Learning any new piece of music is a journey. When you embark upon this journey there is a starting point and a destination, if not in plain sight, certainly in the mind’s eye (or ear!). Let’s imagine this destination is at the top of a challenging climb. Whether it’s Ben Nevis or Mount Everest depends on the length of your legs – or your fingers!
Once we have chosen the destination, the first step is ‘making a start’. It features tentative baby steps, a little sight reading as you weave a path through the challenges ahead, working out notes, phrases, rhythms and fingerings slowly, hands separately and in small sections.
Younger pianists find this phase frustrating. Playing hands separately is boring and looking at key signatures, time signatures and counting is what beginners do! They need to stop to rest often despite the slow pace. Experienced pianists know it is imperative this stage is not rushed as bad habits are hard to break. They pace themselves, find footholds and secure ropes. It’s an exciting time, a voyage of discovery and identifying the challenges to come.
Step two is about ‘making progress’. Gradually the piece starts to take shape, phrases make more sense and the pianist develops a greater awareness of how the music fits together as a whole.
Younger pianists are excited now because they are allowed to play hands together and feel they are playing real music. Notes are mostly secure (no need to keep checking the key signature) and rhythms are ingrained (rightly or wrongly). The view is good from here, and given the choice they might not climb further, but they will probably run in circles as fast as they can!
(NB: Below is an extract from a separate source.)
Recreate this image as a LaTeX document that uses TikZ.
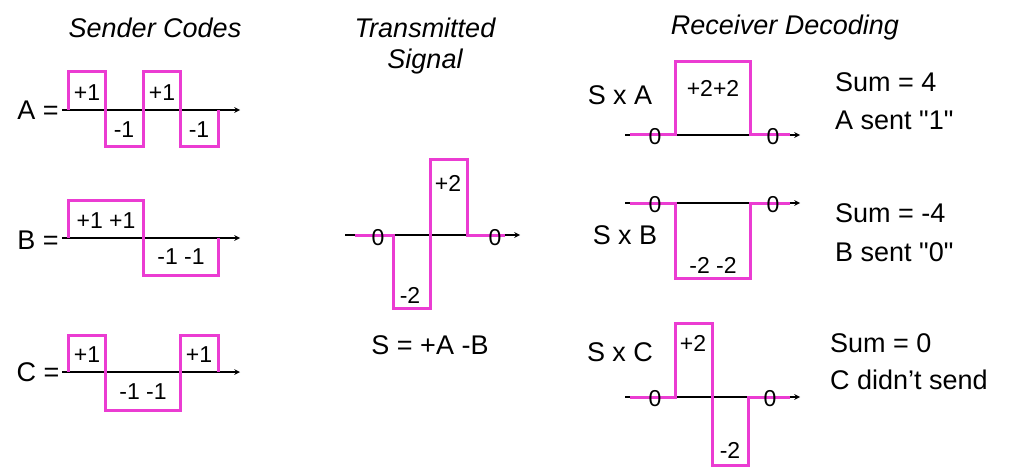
\documentclass[tikz,border=0pt]{standalone}
\usepackage{fontspec}
\setmainfont{Liberation Sans}
\begin{document}
\begin{tikzpicture}[x=1pt,y=-1pt,
  wave/.style={draw={rgb,255:red,235;green,60;blue,210},line width=3pt},
  axis/.style={draw=black,line width=1.5pt,-stealth},
  big/.style={font=\fontsize{27}{30}\selectfont,inner sep=0},
  lab/.style={font=\fontsize{23}{26}\selectfont,inner sep=0},
  ttl/.style={font=\fontsize{27}{30}\selectfont\itshape,inner sep=0}]
\useasboundingbox (0,0) rectangle (1024,473);
% titles
\node[ttl] (t1) at (155,28) {Sender Codes};
\node[ttl] (t2) at (425,28) {Transmitted};
\node[ttl] (t3) at (425,62) {Signal};
\node[ttl] (t4) at (785,28) {Receiver Decoding};
% A
\draw[axis] (62,110) -- (240,110);
\draw[wave] (68,110) -- (68,72) -- (105,72) -- (105,147) -- (143,147) -- (143,72) -- (180,72) -- (180,147) -- (218,147) -- (218,110);
\node[big] (la) at (38,110) {A =};
\node[lab] (a1) at (87,93) {+1};
\node[lab] (a2) at (124,130) {-1};
\node[lab] (a3) at (162,93) {+1};
\node[lab] (a4) at (199,130) {-1};
% B
\draw[axis] (62,238) -- (240,238);
\draw[wave] (68,238) -- (68,200) -- (143,200) -- (143,275) -- (218,275) -- (218,238);
\node[big] (lb) at (38,240) {B =};
\node[lab] (b1) at (106,221) {+1 +1};
\node[lab] (b2) at (181,257) {-1 -1};
% C
\draw[axis] (62,372) -- (240,372);
\draw[wave] (68,372) -- (68,335) -- (105,335) -- (105,410) -- (180,410) -- (180,335) -- (218,335) -- (218,372);
\node[big] (lc) at (38,372) {C =};
\node[lab] (c1) at (87,355) {+1};
\node[lab] (c2) at (143,392) {-1 -1};
\node[lab] (c3) at (199,355) {+1};
% S
\draw[axis] (345,235) -- (520,235);
\draw[wave] (355,235) -- (393,235) -- (393,308) -- (430,308) -- (430,160) -- (467,160) -- (467,235) -- (505,235);
\node[lab] (s0a) at (378,238) {0};
\node[lab] (s0b) at (495,238) {0};
\node[lab] (sm2) at (410,295) {-2};
\node[lab] (sp2) at (448,183) {+2};
\node[big] (seq) at (430,345) {S = +A -B};
% SxA
\draw[axis] (625,135) -- (800,135);
\draw[wave] (630,135) -- (675,135) -- (675,62) -- (750,62) -- (750,135) -- (790,135);
\node[big] (sxa) at (620,95) {S x A};
\node[lab] (xa1) at (713,88) {+2+2};
\node[lab] (xa0a) at (655,137) {0};
\node[lab] (xa0b) at (773,137) {0};
% SxB
\draw[axis] (625,203) -- (800,203);
\draw[wave] (630,203) -- (675,203) -- (675,278) -- (750,278) -- (750,203) -- (790,203);
\node[big] (sxb) at (625,235) {S x B};
\node[lab] (xb1) at (713,265) {-2 -2};
\node[lab] (xb0a) at (655,205) {0};
\node[lab] (xb0b) at (773,205) {0};
% SxC
\draw[axis] (625,397) -- (800,397);
\draw[wave] (630,397) -- (675,397) -- (675,323) -- (712,323) -- (712,465) -- (748,465) -- (748,397) -- (790,397);
\node[big] (sxc) at (620,352) {S x C};
\node[lab] (xc1) at (693,343) {+2};
\node[lab] (xc2) at (730,450) {-2};
\node[lab] (xc0a) at (655,399) {0};
\node[lab] (xc0b) at (770,399) {0};
% results
\node[big,anchor=west] (r1) at (835,82) {Sum = 4};
\node[big,anchor=west] (r2) at (835,120) {A sent \textquotedbl 1\textquotedbl};
\node[big,anchor=west] (r3) at (835,213) {Sum = -4};
\node[big,anchor=west] (r4) at (835,252) {B sent \textquotedbl 0\textquotedbl};
\node[big,anchor=west] (r5) at (830,343) {Sum = 0};
\node[big,anchor=west] (r6) at (830,380) {C didn't send};
\end{tikzpicture}
\end{document}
For experienced players this is a time of uncertainty; the end goal is glittering somewhere on the distant horizon but there’s still a long way to go. And yet, they have come too far to turn back! The twists and turns of the path ahead are clearer. The trouble spots have been identified and need more work but the easier passages are falling into place. A few ambitious sprints are quickly abandoned for a more measured pace.
The last stage is ‘crafting the music’. You are taking the final steps towards your destination.
Young pianists think they’ve made it, but the teacher is still nagging about dynamics, pedalling and giving the last note its full value! They don’t care about the destination anymore; they are ready to start a new journey (having already forgotten how frustrated they were at the outset!). For experienced pianists, it’s a steep climb at the end; the most technically challenging parts remain elusive on occasion (and despite the best of intentions, some bad habits were formed along the way).
Finally, you are there; it’s performance day – an exam, a concert or something more informal. Now you’ve reached those heady heights, all you can do is hold on tight, enjoy the view and hope you don’t fall off!
My friend and piano teaching colleague Rob Foster notes that for some pieces you will make the journey many times in your life and, like a favourite city, experience them differently every time you return to them.
Why not take a moment to reflect on the music you are playing now: where are you on the journey?